Manage Risks and Prepare for Unexpected Events

No plan remains unaffected by bumps. Identify common setbacks: supply chain issues, demand dips, regulatory changes. For each, prepare a backup plan. If a key supplier misses deadlines, have an alternative ready. If sales slow down, prepare a scaled-down marketing push that costs less.

Watch for warning signs. Track inventory levels, website traffic, and social media buzz. If any metric falls below your threshold, activate your contingency plan. A food delivery startup noticed order volume dropped 10% below target and paused new ad spending until numbers rebounded.

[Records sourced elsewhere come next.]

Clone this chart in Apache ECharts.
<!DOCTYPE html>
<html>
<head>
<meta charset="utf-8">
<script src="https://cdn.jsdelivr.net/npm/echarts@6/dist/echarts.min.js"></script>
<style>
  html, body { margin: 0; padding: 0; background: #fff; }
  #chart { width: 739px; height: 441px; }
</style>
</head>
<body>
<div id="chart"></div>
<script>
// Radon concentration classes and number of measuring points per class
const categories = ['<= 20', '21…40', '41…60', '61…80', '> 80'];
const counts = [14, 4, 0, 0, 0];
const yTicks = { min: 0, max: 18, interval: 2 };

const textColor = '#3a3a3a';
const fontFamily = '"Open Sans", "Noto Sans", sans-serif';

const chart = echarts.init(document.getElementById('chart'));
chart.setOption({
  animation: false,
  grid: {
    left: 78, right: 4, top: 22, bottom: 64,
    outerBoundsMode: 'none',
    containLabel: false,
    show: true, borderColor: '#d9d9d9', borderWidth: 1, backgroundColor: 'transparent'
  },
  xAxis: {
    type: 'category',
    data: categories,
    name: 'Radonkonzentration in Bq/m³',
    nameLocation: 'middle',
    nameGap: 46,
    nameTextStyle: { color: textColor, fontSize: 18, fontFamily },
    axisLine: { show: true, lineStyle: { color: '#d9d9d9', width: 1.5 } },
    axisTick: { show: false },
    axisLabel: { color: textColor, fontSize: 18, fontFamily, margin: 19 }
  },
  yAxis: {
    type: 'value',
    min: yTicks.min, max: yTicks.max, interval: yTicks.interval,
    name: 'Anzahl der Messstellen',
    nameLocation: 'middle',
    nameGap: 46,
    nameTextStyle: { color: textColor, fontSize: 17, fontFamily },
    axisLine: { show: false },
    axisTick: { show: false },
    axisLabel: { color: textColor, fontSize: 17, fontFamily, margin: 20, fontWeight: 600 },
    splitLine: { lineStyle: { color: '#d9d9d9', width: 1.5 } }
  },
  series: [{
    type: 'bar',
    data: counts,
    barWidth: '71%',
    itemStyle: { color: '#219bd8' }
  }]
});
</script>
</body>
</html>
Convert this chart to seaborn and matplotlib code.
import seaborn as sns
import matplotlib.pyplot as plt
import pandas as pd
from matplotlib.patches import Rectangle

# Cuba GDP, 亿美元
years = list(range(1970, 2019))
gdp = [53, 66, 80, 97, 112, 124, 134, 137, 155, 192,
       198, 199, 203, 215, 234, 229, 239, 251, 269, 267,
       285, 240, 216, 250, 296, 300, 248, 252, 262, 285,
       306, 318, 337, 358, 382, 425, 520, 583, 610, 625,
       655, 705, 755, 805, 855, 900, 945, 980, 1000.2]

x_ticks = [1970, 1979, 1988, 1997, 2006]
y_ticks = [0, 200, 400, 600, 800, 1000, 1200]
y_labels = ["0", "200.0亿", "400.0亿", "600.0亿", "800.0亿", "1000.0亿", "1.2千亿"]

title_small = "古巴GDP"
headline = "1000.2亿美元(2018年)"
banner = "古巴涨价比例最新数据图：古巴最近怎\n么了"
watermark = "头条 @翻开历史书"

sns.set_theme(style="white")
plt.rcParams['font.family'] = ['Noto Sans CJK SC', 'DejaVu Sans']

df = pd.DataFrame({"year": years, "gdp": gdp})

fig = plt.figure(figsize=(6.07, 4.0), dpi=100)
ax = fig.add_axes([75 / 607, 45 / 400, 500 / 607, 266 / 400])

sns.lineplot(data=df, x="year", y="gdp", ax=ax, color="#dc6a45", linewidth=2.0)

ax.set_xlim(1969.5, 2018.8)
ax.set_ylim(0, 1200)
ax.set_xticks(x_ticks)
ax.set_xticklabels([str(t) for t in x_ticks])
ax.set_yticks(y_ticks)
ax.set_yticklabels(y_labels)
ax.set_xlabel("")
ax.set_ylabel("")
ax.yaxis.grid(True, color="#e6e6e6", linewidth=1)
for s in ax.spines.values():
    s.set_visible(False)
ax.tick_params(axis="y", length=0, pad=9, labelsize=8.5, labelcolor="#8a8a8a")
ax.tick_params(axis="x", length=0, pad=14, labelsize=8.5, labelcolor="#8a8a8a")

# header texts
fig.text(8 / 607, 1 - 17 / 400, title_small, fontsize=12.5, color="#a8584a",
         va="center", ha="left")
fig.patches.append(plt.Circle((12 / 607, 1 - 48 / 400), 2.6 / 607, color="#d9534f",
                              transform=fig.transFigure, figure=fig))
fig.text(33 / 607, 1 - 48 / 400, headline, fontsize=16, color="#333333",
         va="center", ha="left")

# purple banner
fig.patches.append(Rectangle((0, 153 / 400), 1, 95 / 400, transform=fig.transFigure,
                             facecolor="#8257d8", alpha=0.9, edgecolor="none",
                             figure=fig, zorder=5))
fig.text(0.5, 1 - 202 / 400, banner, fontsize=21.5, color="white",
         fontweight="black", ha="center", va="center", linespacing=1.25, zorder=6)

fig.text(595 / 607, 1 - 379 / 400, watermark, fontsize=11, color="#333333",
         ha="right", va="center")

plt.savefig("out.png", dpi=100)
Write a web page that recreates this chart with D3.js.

Track Progress and Make Changes

  • Weekly Reviews: Check revenue, expenses, and variances from your budget. A fitness coach tracked class sign-ups every Monday to shift ad dollars into the most popular sessions.
  • Monthly Deep Dives: Analyze product or service margins. If one line barely breaks even, decide whether to adjust prices, cut costs, or discontinue it.
  • Quarterly Goal Checks: Compare your funding milestones with actual progress. Adjust deadlines or funding needs if initial estimates proved off by more than 15%.

These regular reviews turn your plan into a living document. When you identify a trend, act quickly—expand what works and cut what doesn’t. Smart adjustments keep you on track and prevent money from slipping away.

Using tailored funding and disciplined budgeting gives you control over cash flow and prepares you to act confidently when opportunities arise. This approach helps you manage resources effectively and respond promptly to new chances.